La vida política mexicana resiente todo tipo de transformaciones, anunciadas y no, pero sobre todo debe anotarse que sus contradicciones viejas y nuevas no dejan de aflorar. Los contrastes y las incongruencias no son pocos: a los acuerdos multicelebrados entre las fuerzas políticas les siguen incumplimientos entre los mismos firmantes. La denuncia de irregularidades se convierte en revelación indiscutible de fraude y engaños.
Si en algunos dirigentes prevalece el sentido común, tal virtud no sólo se muestra escasa, sino que en la mayoría de las fuerzas partidistas el juego sucio, la frivolidad, la opacidad y el engaño predominan y contaminan a todas sus filas. De la cumbre al sótano.
El triunfo de la anomia se despliega en todos los planos de la política y de muchas de nuestras relaciones sociales primordiales. El desprecio a las reglas y los acuerdos políticos se ha vuelto flagrante; el rechazo a los otros, una suerte de deporte sabatino. Aun así, todavía hay dentro del tráfago de la vida pública, la insistencia de no pocos de la importancia crucial que tiene para un país del tamaño y la complejidad de México, contar con reglas que todos nos comprometamos a respetar. Se trata, lo sabemos, de apenas el principio de una vida civilizada, pero sin esto la vida se acerca siempre a la violencia, a la ley del más fuerte.
Por razones varias, conocidas por todos pero cada vez más desconocidas por muchos, el origen y los cambios ocurridos en materia electoral querían cubrir y superar una falla mayor de nuestra convivencia: eliminar la desconfianza y acotar el espacio para el abuso de poder. Se quería, y se logró en gran medida, eliminar el fraude electoral para ofrecer no sólo transparencia, sino algún significado creíble a la noción de ciudadanos; para hacer efectivo el principio de mayoría y el respeto a las minorías que rige a cualquier democracia.
Décadas de protestas y represiones, pronunciados caminos cuesta arriba y muchos desencuentros hubo de pasarse para darle voz y cauce al reclamo y al sacrificio de esas voces que, en 1968, pero en realidad desde mucho antes, exigían el respeto a la Constitución. Fueron necesarias décadas de esfuerzos y de imaginación política, así como de entendimiento de las muchas transformaciones que registraba la vida social.
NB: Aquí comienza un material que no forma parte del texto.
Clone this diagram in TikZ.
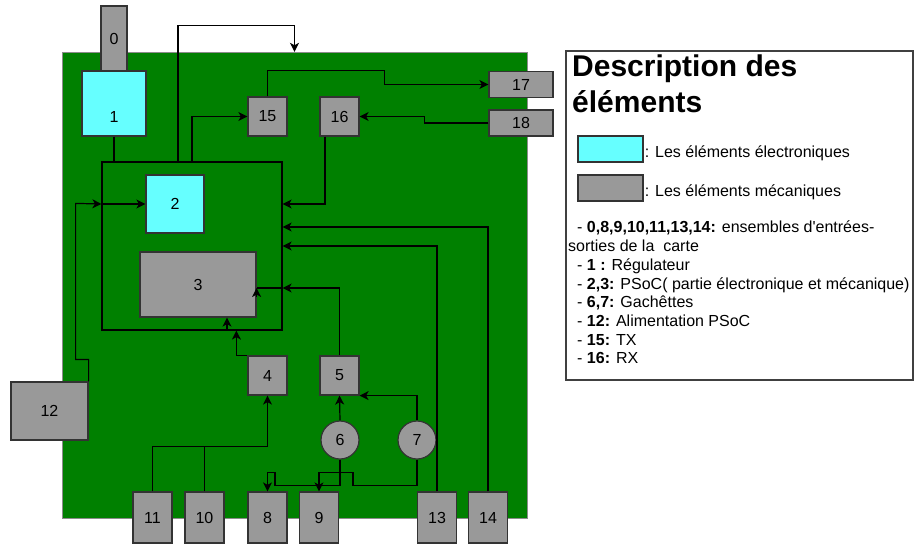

Sin embargo, apenas establecidas las reglas del juego y explorado el rigor jurídico, empezó a ser evidente que el fraude no era más que uno de los síntomas de una enfermedad mayor que ni siquiera se había asumido por la mayoría: la ausencia de una institucionalidad real y efectivamente sustentada por simientes democráticas, lo que implica obligadamente una nueva pedagogía política y cultural.
Dimos por tarea concluida la sola construcción de un régimen de competencia electoral, con candados y cadenas de seguridad; que los partidos existentes representaban la enorme pluralidad que ya entonces se expresaba y que por esto eran los obligados convocados al juego. Así, se llegó a creer, se dejaría atrás el estridente y desafinado coro que toda diversidad ofrece. Además, se creía que con esta pluralidad un tanto cosmética podría contenerse la fragmentación territorial y mental, ahora exacerbada por una economía sometida a un estancamiento del desperdicio.
Esta fragmentación, que recorre la geografía pero está incrustada en las estructuras social y económica, conforma un riesgo mayor para el funcionamiento estable de un sistema político económico capaz de asegurar su propia reproducción. Lo construido como transición tanto de la economía como de la política no respondió como se requería.
Hoy tenemos que admitir que la transición tan celebrada se quedó chica y que ha dado de sí. Que su funcionalidad como fuente de nuevas legitimidades productivas no logró una correspondencia efectiva con una sociedad tan desigual y abierta al exterior como es hoy la mexicana.
La alternancia nunca debió haberse considerado como el objetivo y final de los cambios políticos y electorales necesarios. Más allá de lo que rutinariamente dicen ofrecer los partidos políticos debería estar la cultura democrática; una red de redes, codificadas y no, que debe tejerse entre los miembros de una comunidad.
Tal constructo no responde necesariamente a reglamentos o leyes, sino a una forma de convivencia social, a una ética cordial, como la califica la filósofa española Adela Cortina. Lo olvidamos y ahora muchos se dan a celebrar una polarización que no puede sino ser destructiva.
México tiene pendiente la construcción de un Estado social, democrático de derecho y de derechos. El empantanamiento, la indiferencia actual ante discusiones fundamentales es muestra clara de la levedad, recordando a Kundera, de la política.
Urge reconocer la necesidad construir una pedagogía democrática para el Estado social. Sólo así dejaremos de darle vueltas a la noria del desencanto.